The policy head (SolverFeaturePolicyHead) scores each candidate independently but conditioned on global context. It projects the iteration embedding and problem embedding into a shared context vector, broadcasts it across candidates, and forms a feature-rich score input by concatenating the candidate embedding, the context, and their element-wise product (a simple bilinear interaction). An MLP maps this to one logit per candidate; invalid positions are set to -inf so the downstream masked categorical never selects padding.

context = state_proj(iteration_emb) + problem_proj(problem_emb)     # (B, d)
context = context.unsqueeze(1).expand_as(cand_emb)                  # (B, max_cand, d)
scores  = mlp(concat([cand_emb, context, cand_emb * context]))      # (B, max_cand)
logits  = scores.masked_fill(~action_mask, -inf)

6.2 Value head

The value head (SolverFeatureValueHead) estimates the scalar state value used as the RL baseline. It pools the candidate embeddings and the row embeddings into two fixed vectors using small learned single-query attention pools (each a masked, softmax-weighted average), concatenates them with the problem and iteration embeddings, and runs the result through an MLP to a single scalar.
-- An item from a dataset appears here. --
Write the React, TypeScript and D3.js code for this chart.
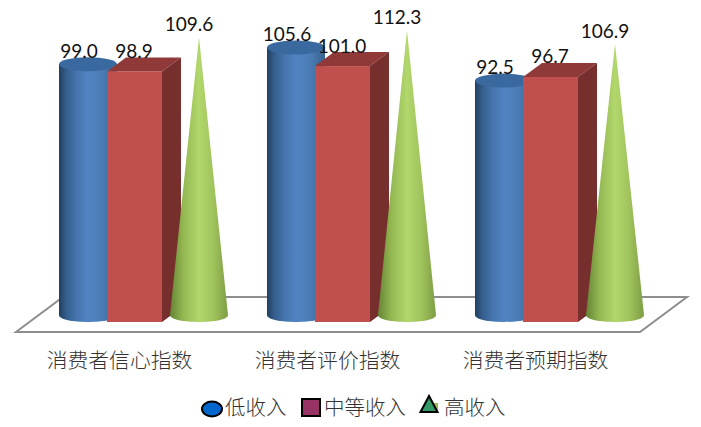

Using attention pooling rather than a plain mean lets the value estimate concentrate on the rows and candidates that matter most at this vertex.

6.3 Optional Q-head

When [model.q_head].enabled = true — required for offline IQL — the model adds SolverFeatureQHead, producing a Q-value per candidate. It builds a richer interaction (candidate, state, and problem projections plus their products) scored by an MLP, and by default uses a dueling decomposition: a state-value term plus a mean-centered per-candidate advantage, recombined under the action mask. This head is disabled in the default PPO config; the value head's V(s) is what PPO and A2C use.

7End-to-end data flow

The training core _SolverFeatureAttentionCore wires the pieces together behind the uniform interface every architecture implements (policy_and_value, policy, value, and — when enabled — a Q path). A single forward pass for one observation runs:

StepOperationProduces
1encode_problem(problem_index) — cachedvariable, row, problem embeddings (B, ·, d)
2encode_state(problem_enc, **obs)candidate & row embeddings, iteration_embedding
3policy_head(…)masked logits (B, max_cand)
4value_head(…)state value (B,)
5q_head(…) (optional)per-candidate Q (B, max_cand)
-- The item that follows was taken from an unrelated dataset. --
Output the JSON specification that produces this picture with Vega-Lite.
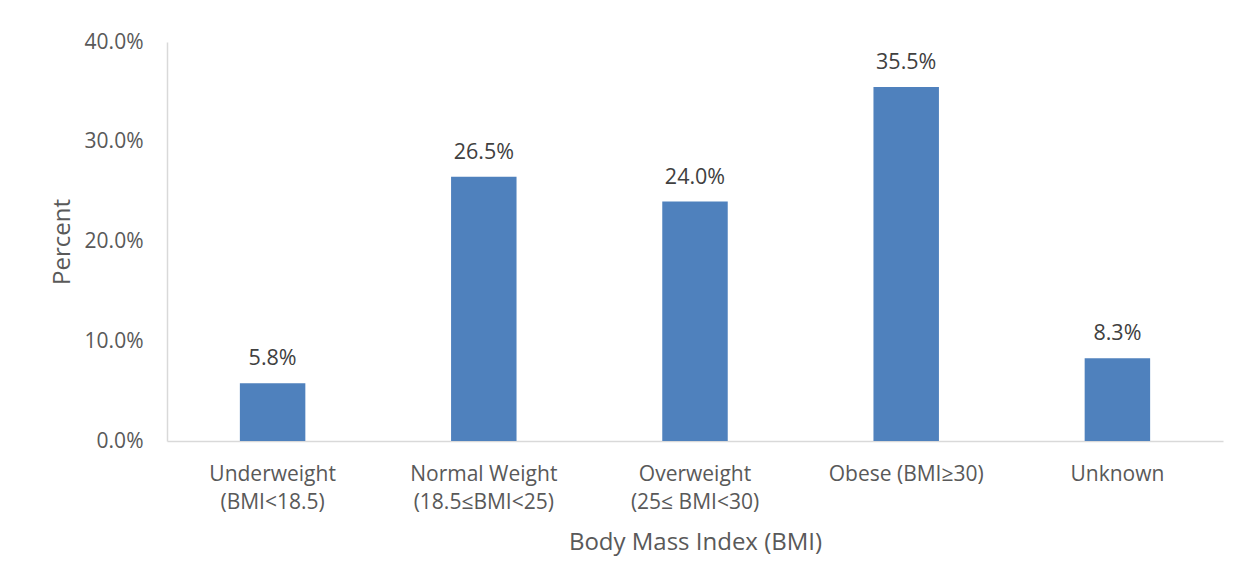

The logits feed a masked categorical distribution; sampling from it yields the index into entering_candidates that the environment translates back into a HiGHS variable index to perform the pivot. The (B, max_cand) shape means the network always emits a score for every padded slot too, but masking guarantees only valid candidates carry probability mass.

Embedding width d = 64 GNN layers = 4 Attention heads = 4 candidate cross / self = 2 / 2 state-token layers = 2 candidate features = 21-d

Reference values from configs/solver-feature-attention/ppo.toml. Dataclass defaults are smaller (width 32, single-layer row/candidate-self attention); the config overrides them.

8Design notes & positioning

It is worth being explicit about what distinguishes this architecture from its siblings, since all four share the environment and several share the GNN backbone.

The trade-offs follow directly from these choices. Supplying solver-native signal should shorten what the policy has to learn and may transfer better across problem families, because reduced costs and pricing scores mean the same thing everywhere. The flip side is a tighter coupling to the semantics and numerical quality of those inputs — the model is only as well-grounded as the reduced_costs, edge_weight, and (when enabled) ratio-test features it is handed. Whether that exchange is favorable on the project's target distribution is an empirical question, and is exactly what comparative training runs across the four architectures are meant to settle.


Source of record: src/simplexrl/models/solver_feature_attention/ (config, encoders, features, heads), src/simplexrl/models/common/problem_encoder_gnn.py (shared GNN backbone), src/simplexrl/train/cores/solver_feature_attention.py (training-core wiring), and configs/solver-feature-attention/ppo.toml (reference hyperparameters). This note describes the model as of the current searchpi branch; if the code and this document disagree, the code wins.